Dataset excerpt:
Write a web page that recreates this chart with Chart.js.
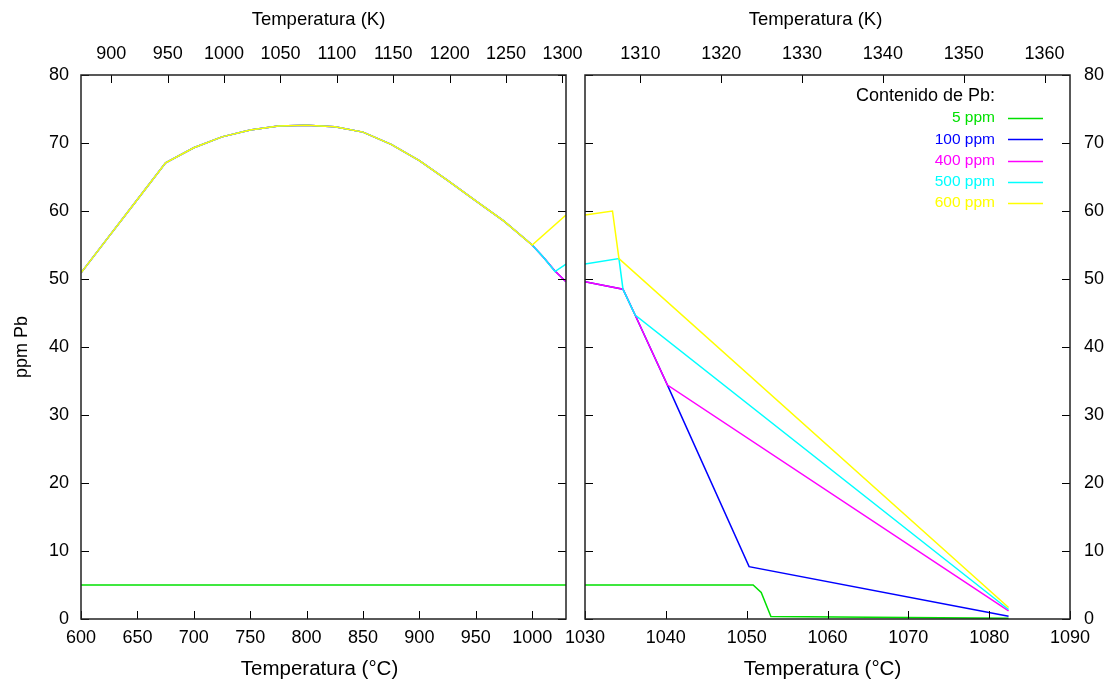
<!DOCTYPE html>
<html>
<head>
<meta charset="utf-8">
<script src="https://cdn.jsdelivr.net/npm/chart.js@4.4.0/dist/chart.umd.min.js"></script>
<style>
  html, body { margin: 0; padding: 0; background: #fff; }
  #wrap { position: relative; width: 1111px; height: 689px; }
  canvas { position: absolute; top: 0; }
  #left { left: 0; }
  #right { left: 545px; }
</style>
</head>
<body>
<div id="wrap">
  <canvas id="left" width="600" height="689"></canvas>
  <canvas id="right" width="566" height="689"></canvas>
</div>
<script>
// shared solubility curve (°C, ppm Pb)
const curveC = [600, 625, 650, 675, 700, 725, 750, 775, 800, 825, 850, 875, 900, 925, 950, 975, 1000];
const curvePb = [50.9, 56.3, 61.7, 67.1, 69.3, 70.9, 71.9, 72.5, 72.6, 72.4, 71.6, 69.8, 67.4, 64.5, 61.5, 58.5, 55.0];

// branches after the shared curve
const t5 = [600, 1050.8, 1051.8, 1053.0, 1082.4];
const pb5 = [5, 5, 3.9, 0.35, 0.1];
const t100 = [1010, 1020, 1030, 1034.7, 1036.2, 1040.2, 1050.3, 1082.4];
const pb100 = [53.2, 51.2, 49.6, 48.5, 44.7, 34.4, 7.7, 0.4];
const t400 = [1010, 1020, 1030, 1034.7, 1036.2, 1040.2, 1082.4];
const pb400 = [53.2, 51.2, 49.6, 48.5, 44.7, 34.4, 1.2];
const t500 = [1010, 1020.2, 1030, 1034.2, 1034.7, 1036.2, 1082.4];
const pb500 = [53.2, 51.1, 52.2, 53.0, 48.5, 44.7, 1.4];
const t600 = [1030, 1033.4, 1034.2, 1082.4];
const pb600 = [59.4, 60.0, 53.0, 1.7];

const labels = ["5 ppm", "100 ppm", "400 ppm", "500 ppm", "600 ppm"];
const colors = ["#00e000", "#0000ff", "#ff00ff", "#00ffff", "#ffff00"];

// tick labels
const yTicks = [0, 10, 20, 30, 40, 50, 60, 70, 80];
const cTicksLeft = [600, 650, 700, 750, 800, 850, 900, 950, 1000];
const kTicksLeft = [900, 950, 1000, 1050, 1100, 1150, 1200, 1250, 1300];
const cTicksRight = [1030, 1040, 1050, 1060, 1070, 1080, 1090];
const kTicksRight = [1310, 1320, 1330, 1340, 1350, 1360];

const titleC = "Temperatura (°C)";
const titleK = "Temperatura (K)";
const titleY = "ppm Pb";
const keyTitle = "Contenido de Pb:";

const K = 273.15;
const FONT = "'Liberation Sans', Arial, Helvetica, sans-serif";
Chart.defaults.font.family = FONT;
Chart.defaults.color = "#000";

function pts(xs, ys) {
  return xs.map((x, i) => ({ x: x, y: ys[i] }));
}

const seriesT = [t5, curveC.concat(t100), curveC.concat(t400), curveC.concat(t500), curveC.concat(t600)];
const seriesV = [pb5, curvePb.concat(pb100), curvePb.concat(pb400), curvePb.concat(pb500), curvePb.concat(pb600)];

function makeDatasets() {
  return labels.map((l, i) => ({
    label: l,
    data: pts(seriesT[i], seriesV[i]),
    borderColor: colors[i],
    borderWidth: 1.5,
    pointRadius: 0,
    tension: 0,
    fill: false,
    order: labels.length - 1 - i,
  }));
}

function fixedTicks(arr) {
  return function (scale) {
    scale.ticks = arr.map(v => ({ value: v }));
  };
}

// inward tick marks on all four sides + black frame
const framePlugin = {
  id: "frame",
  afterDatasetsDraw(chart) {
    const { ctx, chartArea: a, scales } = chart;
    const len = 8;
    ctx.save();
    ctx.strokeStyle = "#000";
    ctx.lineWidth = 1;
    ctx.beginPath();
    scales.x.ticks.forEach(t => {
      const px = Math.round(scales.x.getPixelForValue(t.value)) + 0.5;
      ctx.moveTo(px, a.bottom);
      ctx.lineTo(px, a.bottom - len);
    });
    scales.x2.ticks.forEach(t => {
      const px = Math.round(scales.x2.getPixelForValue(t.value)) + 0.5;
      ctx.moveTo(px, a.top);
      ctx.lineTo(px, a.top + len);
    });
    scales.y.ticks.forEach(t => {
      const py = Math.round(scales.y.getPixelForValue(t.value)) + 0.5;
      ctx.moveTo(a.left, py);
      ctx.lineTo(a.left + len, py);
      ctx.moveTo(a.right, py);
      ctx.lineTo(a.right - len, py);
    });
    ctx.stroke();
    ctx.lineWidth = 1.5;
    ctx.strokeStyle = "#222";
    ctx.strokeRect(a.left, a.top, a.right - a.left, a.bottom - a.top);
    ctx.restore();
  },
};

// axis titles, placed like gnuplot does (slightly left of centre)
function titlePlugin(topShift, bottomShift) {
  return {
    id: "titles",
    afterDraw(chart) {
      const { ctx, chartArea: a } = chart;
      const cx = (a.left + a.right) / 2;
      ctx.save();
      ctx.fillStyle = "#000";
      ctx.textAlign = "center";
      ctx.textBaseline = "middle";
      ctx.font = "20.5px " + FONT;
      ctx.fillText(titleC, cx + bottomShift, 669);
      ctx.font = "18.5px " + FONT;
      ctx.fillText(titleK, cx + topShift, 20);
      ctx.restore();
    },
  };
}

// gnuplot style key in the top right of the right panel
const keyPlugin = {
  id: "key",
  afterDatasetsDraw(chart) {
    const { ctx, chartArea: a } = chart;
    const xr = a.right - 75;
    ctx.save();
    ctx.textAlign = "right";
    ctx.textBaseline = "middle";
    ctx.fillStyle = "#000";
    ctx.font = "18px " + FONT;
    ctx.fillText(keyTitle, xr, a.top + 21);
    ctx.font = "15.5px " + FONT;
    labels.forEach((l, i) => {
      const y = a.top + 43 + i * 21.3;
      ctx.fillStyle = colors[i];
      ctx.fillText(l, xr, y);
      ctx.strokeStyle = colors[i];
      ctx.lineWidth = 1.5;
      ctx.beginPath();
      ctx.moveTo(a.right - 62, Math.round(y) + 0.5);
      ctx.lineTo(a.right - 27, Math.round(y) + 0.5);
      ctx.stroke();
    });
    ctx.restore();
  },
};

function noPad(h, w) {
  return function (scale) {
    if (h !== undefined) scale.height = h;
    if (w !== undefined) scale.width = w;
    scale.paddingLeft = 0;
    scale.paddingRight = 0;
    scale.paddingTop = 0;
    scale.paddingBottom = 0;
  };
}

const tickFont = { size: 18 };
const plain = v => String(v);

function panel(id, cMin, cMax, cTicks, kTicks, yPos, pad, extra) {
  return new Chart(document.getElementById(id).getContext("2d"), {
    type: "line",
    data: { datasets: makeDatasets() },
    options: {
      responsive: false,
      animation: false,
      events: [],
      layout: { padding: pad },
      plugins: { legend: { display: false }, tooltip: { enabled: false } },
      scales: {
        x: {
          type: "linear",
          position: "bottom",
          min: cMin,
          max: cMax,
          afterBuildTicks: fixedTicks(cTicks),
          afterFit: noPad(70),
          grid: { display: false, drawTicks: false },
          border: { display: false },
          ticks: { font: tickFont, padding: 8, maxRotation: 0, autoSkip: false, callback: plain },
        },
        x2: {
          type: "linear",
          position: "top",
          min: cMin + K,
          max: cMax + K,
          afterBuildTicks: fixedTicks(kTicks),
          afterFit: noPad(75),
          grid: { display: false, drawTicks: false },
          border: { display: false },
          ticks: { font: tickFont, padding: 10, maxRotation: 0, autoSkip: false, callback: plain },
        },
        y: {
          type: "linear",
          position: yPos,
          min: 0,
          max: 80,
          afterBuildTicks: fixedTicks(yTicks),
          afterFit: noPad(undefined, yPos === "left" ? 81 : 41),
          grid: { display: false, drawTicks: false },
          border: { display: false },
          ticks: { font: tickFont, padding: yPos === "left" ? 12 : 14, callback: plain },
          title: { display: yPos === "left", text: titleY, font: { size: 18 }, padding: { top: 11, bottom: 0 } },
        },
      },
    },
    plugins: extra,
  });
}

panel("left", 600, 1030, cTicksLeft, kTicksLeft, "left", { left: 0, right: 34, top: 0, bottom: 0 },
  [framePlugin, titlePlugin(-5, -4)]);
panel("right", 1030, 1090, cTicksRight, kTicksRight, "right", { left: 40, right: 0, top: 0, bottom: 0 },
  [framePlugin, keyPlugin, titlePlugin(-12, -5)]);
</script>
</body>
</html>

Task requirements:
Take the lines from the start of the material to the line with "61.5, 58.5, 55.0];", both included, and transcribe them exactly without the pictures.

Answer to this exercise:
Write a web page that recreates this chart with Chart.js.
<!DOCTYPE html>
<html>
<head>
<meta charset="utf-8">
<script src="https://cdn.jsdelivr.net/npm/chart.js@4.4.0/dist/chart.umd.min.js"></script>
<style>
  html, body { margin: 0; padding: 0; background: #fff; }
  #wrap { position: relative; width: 1111px; height: 689px; }
  canvas { position: absolute; top: 0; }
  #left { left: 0; }
  #right { left: 545px; }
</style>
</head>
<body>
<div id="wrap">
  <canvas id="left" width="600" height="689"></canvas>
  <canvas id="right" width="566" height="689"></canvas>
</div>
<script>
// shared solubility curve (°C, ppm Pb)
const curveC = [600, 625, 650, 675, 700, 725, 750, 775, 800, 825, 850, 875, 900, 925, 950, 975, 1000];
const curvePb = [50.9, 56.3, 61.7, 67.1, 69.3, 70.9, 71.9, 72.5, 72.6, 72.4, 71.6, 69.8, 67.4, 64.5, 61.5, 58.5, 55.0];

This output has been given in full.